→ **Required task**
Of all the lines in this data, how many include "React"? Respond with the number only.

→ **Given material**
·····

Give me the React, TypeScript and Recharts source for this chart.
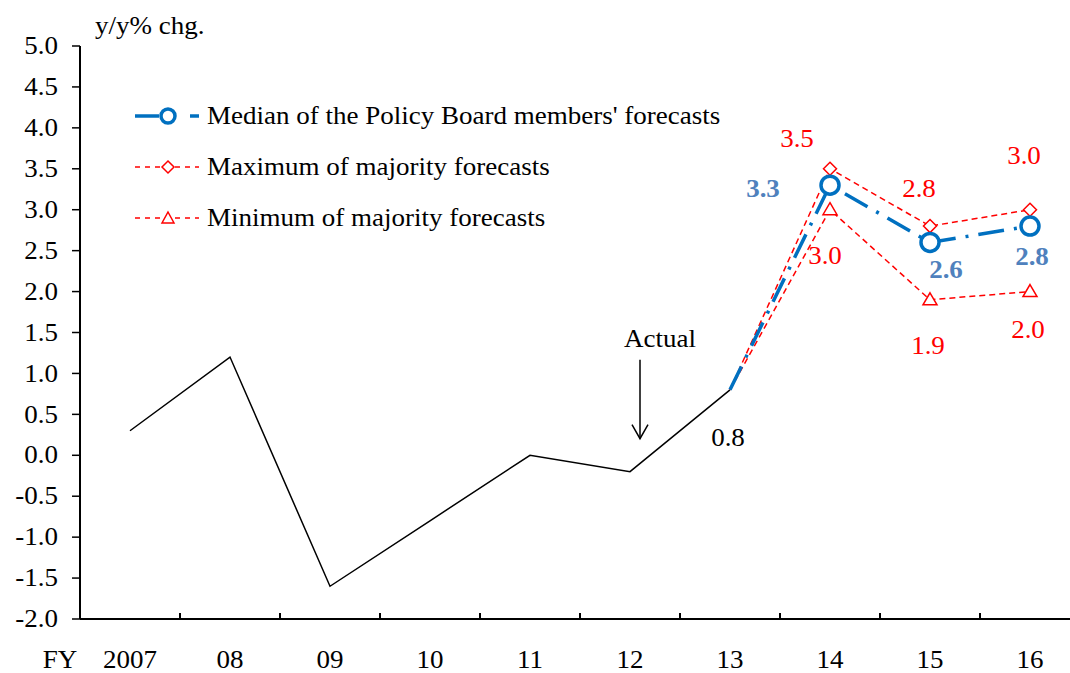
import React from "react";
import {
  LineChart,
  Line,
  XAxis,
  YAxis,
  Legend,
  LabelList,
  ReferenceDot
} from "recharts";

const years = ["2007", "08", "09", "10", "11", "12", "13", "14", "15", "16"];
const actual = [0.3, 1.2, -1.6, -0.8, 0.0, -0.2, 0.8, null, null, null];
const median = [null, null, null, null, null, null, 0.8, 3.3, 2.6, 2.8];
const maximum = [null, null, null, null, null, null, 0.8, 3.5, 2.8, 3.0];
const minimum = [null, null, null, null, null, null, 0.8, 3.0, 1.9, 2.0];
const yTicks = [-2, -1.5, -1, -0.5, 0, 0.5, 1, 1.5, 2, 2.5, 3, 3.5, 4, 4.5, 5];

const data = years.map((fy, i) => ({
  fy,
  actual: actual[i],
  median: median[i],
  maximum: maximum[i],
  minimum: minimum[i]
}));

const FONT = "'Liberation Serif', 'Times New Roman', serif";
const FS = 25;
const SX = 1.08;
const BLUE = "#0070C0";
const LABEL_BLUE = "#4F81BD";
const RED = "#FF0000";

// label placement per category index (styling only)
const medianOffsets: Record<number, [number, number]> = { 7: [-67, 4], 8: [16, 27], 9: [2, 31] };
const maxOffsets: Record<number, [number, number]> = { 7: [-33, -30], 8: [-11, -37], 9: [-6, -54] };
const minOffsets: Record<number, [number, number]> = { 7: [-5, 46], 8: [-2, 46], 9: [-2, 38] };
const actualOffsets: Record<number, [number, number]> = { 6: [-2, 48] };

// wide serif text like the original
function T({ x, y, anchor = "middle", color = "#000", bold = false, children }: any) {
  return (
    <text
      transform={`translate(${x},${y}) scale(${SX},1)`}
      x={0}
      y={0}
      textAnchor={anchor}
      dominantBaseline="central"
      fontFamily={FONT}
      fontSize={FS}
      fontWeight={bold ? "bold" : "normal"}
      fill={color}
    >
      {children}
    </text>
  );
}

function makeLabel(offsets: Record<number, [number, number]>, color: string, bold = false) {
  return (props: any) => {
    const { x, y, value, index } = props;
    const off = offsets[index];
    if (!off || value == null) return null;
    return (
      <T x={x + off[0]} y={y + off[1]} color={color} bold={bold}>
        {Number(value).toFixed(1)}
      </T>
    );
  };
}

const CircleDot = (props: any) => {
  const { cx, cy, index, value } = props;
  if (index < 7 || value == null) return null;
  return <circle cx={cx} cy={cy} r={9} fill="#fff" stroke={BLUE} strokeWidth={3.5} />;
};

const DiamondDot = (props: any) => {
  const { cx, cy, index, value } = props;
  if (index < 7 || value == null) return null;
  const s = 6.5;
  return (
    <path
      d={`M${cx},${cy - s} L${cx + s},${cy} L${cx},${cy + s} L${cx - s},${cy} Z`}
      fill="#fff"
      stroke={RED}
      strokeWidth={1.5}
    />
  );
};

const TriangleDot = (props: any) => {
  const { cx, cy, index, value } = props;
  if (index < 7 || value == null) return null;
  return (
    <path
      d={`M${cx},${cy - 7} L${cx + 7},${cy + 5} L${cx - 7},${cy + 5} Z`}
      fill="#fff"
      stroke={RED}
      strokeWidth={1.5}
    />
  );
};

const XTick = (props: any) => {
  const { x, payload, index } = props;
  return (
    <g>
      <line x1={x + 50} y1={619} x2={x + 50} y2={613} stroke="#000" strokeWidth={2} />
      <T x={x} y={660}>{payload.value}</T>
      {index === 0 && <T x={x - 70} y={660}>FY</T>}
    </g>
  );
};

const YTick = (props: any) => {
  const { x, y, payload } = props;
  return (
    <T x={x - 1} y={y} anchor="end">
      {Number(payload.value).toFixed(1)}
    </T>
  );
};

const legendRows = [
  { name: "Median of the Policy Board members' forecasts", kind: "median" },
  { name: "Maximum of majority forecasts", kind: "max" },
  { name: "Minimum of majority forecasts", kind: "min" }
];

const LegendContent = () => (
  <div style={{ fontFamily: FONT, fontSize: FS, color: "#000", whiteSpace: "nowrap" }}>
    {legendRows.map((r) => (
      <div key={r.kind} style={{ display: "flex", alignItems: "center", height: 51 }}>
        <svg width={72} height={24}>
          {r.kind === "median" ? (
            <g>
              <line x1={0} y1={12} x2={24} y2={12} stroke={BLUE} strokeWidth={3.5} />
              <circle cx={33} cy={12} r={7} fill="#fff" stroke={BLUE} strokeWidth={3.5} />
              <line x1={55} y1={12} x2={64} y2={12} stroke={BLUE} strokeWidth={3.5} />
            </g>
          ) : (
            <g>
              <line x1={0} y1={12} x2={64} y2={12} stroke={RED} strokeWidth={1.5} strokeDasharray="5 5" />
              {r.kind === "max" ? (
                <path d="M33,6 L39,12 L33,18 L27,12 Z" fill="#fff" stroke={RED} strokeWidth={1.5} />
              ) : (
                <path d="M33,6 L39,17 L27,17 Z" fill="#fff" stroke={RED} strokeWidth={1.5} />
              )}
            </g>
          )}
        </svg>
        <span style={{ display: "inline-block", transform: `scaleX(${SX})`, transformOrigin: "left center" }}>
          {r.name}
        </span>
      </div>
    ))}
  </div>
);

const ActualNote = (props: any) => {
  const { cx, cy } = props;
  return (
    <g>
      <T x={cx + 30} y={cy - 133}>Actual</T>
      <line x1={cx + 10} y1={cy - 112} x2={cx + 10} y2={cy - 33} stroke="#000" strokeWidth={1.5} />
      <path d={`M${cx + 2},${cy - 47} L${cx + 10},${cy - 33} L${cx + 18},${cy - 47}`} fill="none" stroke="#000" strokeWidth={1.5} />
    </g>
  );
};

export default function App() {
  return (
    <div style={{ position: "absolute", left: 0, top: 0, width: 1070, height: 673, overflow: "hidden", background: "#fff" }}>
      <LineChart width={1080} height={673} data={data} margin={{ top: 46, right: 0, bottom: 0, left: 0 }}>
        <XAxis
          dataKey="fy"
          scale="band"
          height={54}
          tickLine={false}
          axisLine={{ stroke: "#000", strokeWidth: 2 }}
          tick={<XTick />}
          interval={0}
        />
        <YAxis
          width={80}
          domain={[-2, 5]}
          ticks={yTicks}
          interval={0}
          tickSize={8}
          tickMargin={13}
          axisLine={{ stroke: "#000", strokeWidth: 2 }}
          tickLine={{ stroke: "#000", strokeWidth: 1.5 }}
          tick={<YTick />}
        />
        <Legend
          layout="vertical"
          align="center"
          verticalAlign="middle"
          content={<LegendContent />}
          wrapperStyle={{ left: 135, top: 90, width: 760 }}
        />
        <Line
          type="linear"
          dataKey="actual"
          stroke="#000"
          strokeWidth={1.5}
          dot={false}
          isAnimationActive={false}
          legendType="none"
        >
          <LabelList dataKey="actual" content={makeLabel(actualOffsets, "#000")} />
        </Line>
        <Line
          type="linear"
          dataKey="maximum"
          stroke={RED}
          strokeWidth={1.5}
          strokeDasharray="6 4"
          dot={<DiamondDot />}
          isAnimationActive={false}
        >
          <LabelList dataKey="maximum" content={makeLabel(maxOffsets, RED)} />
        </Line>
        <Line
          type="linear"
          dataKey="minimum"
          stroke={RED}
          strokeWidth={1.5}
          strokeDasharray="6 4"
          dot={<TriangleDot />}
          isAnimationActive={false}
        >
          <LabelList dataKey="minimum" content={makeLabel(minOffsets, RED)} />
        </Line>
        <Line
          type="linear"
          dataKey="median"
          stroke={BLUE}
          strokeWidth={3.5}
          strokeDasharray="26 10 3 10"
          dot={<CircleDot />}
          isAnimationActive={false}
        >
          <LabelList dataKey="median" content={makeLabel(medianOffsets, LABEL_BLUE, true)} />
        </Line>
        <ReferenceDot x="12" y={-0.2} r={0} shape={<ActualNote />} />
      </LineChart>
      <div
        style={{
          position: "absolute",
          left: 95,
          top: 12,
          fontFamily: FONT,
          fontSize: FS,
          color: "#000",
          transform: `scaleX(${SX})`,
          transformOrigin: "left top",
          whiteSpace: "nowrap"
        }}
      >
        y/y% chg.
      </div>
    </div>
  );
}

·····

→ **The completed task**
2